[DIRECTIONS FOR THIS TASK]
Exactly retype the lines from the top of the data through the line containing "x_ticks = [0, 2, 4, 6, 8]", leaving out every picture.

★ ★ ★ ★

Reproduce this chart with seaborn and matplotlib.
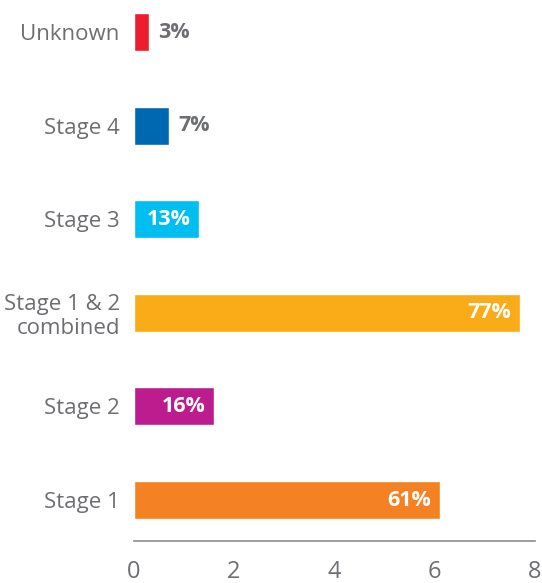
import matplotlib
matplotlib.use("Agg")
import matplotlib.pyplot as plt
import seaborn as sns
import pandas as pd

# Share of cases by stage at diagnosis
stages = ["Unknown", "Stage 4", "Stage 3", "Stage 1 & 2\ncombined", "Stage 2", "Stage 1"]
percent = [3, 7, 13, 77, 16, 61]
colors = ["#ED1C2E", "#0067B1", "#00BEF0", "#FAAB18", "#BC1C8D", "#F48222"]
x_ticks = [0, 2, 4, 6, 8]

df = pd.DataFrame({"stage": stages, "value": [p / 10 for p in percent]})
palette = dict(zip(stages, colors))

sns.set_theme(style="white")
plt.rcParams["font.family"] = ["Open Sans", "DejaVu Sans"]

GREY = "#6D6E71"

fig = plt.figure(figsize=(5.42, 5.83), dpi=100)
ax = fig.add_axes([0.2467, 0.072, 0.987 - 0.2467, 0.928])

sns.barplot(data=df, x="value", y="stage", hue="stage", palette=palette,
            order=stages, hue_order=stages, orient="h", width=0.406,
            saturation=1, legend=False, ax=ax)

ax.set_xlim(0, 8)
ax.set_ylim(5.438, -0.342)
ax.set_xticks(x_ticks)
ax.set_xticklabels([str(t) for t in x_ticks])
ax.set_xlabel("")
ax.set_ylabel("")

for side in ["left", "right", "top"]:
    ax.spines[side].set_visible(False)
ax.spines["bottom"].set_color("#8C8C8C")
ax.spines["bottom"].set_linewidth(1.2)
ax.tick_params(axis="x", direction="out", length=9, width=1.2, color="#8C8C8C",
               labelsize=17, labelcolor=GREY, pad=5)
ax.tick_params(axis="y", length=0, labelsize=16, labelcolor=GREY, pad=10)
for lbl in ax.get_yticklabels():
    lbl.set_linespacing(1.15)

# Percentage labels: inside the bar (white) when it is long enough, else beside it
for container, pct in zip(ax.containers, percent):
    bar = container[0]
    end = bar.get_width()
    yc = bar.get_y() + bar.get_height() / 2
    if end >= 1.0:
        ax.annotate(f"{pct}%", (end, yc), xytext=(-6, 0), textcoords="offset points",
                    ha="right", va="center", color="white", fontsize=15.5, fontweight="bold")
    else:
        ax.annotate(f"{pct}%", (end, yc), xytext=(7, 0), textcoords="offset points",
                    ha="left", va="center", color=GREY, fontsize=15.5, fontweight="bold")

fig.savefig("out.png", dpi=100)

★ ★ ★ ★

[TASK RESPONSE]
Reproduce this chart with seaborn and matplotlib.
import matplotlib
matplotlib.use("Agg")
import matplotlib.pyplot as plt
import seaborn as sns
import pandas as pd

# Share of cases by stage at diagnosis
stages = ["Unknown", "Stage 4", "Stage 3", "Stage 1 & 2\ncombined", "Stage 2", "Stage 1"]
percent = [3, 7, 13, 77, 16, 61]
colors = ["#ED1C2E", "#0067B1", "#00BEF0", "#FAAB18", "#BC1C8D", "#F48222"]
x_ticks = [0, 2, 4, 6, 8]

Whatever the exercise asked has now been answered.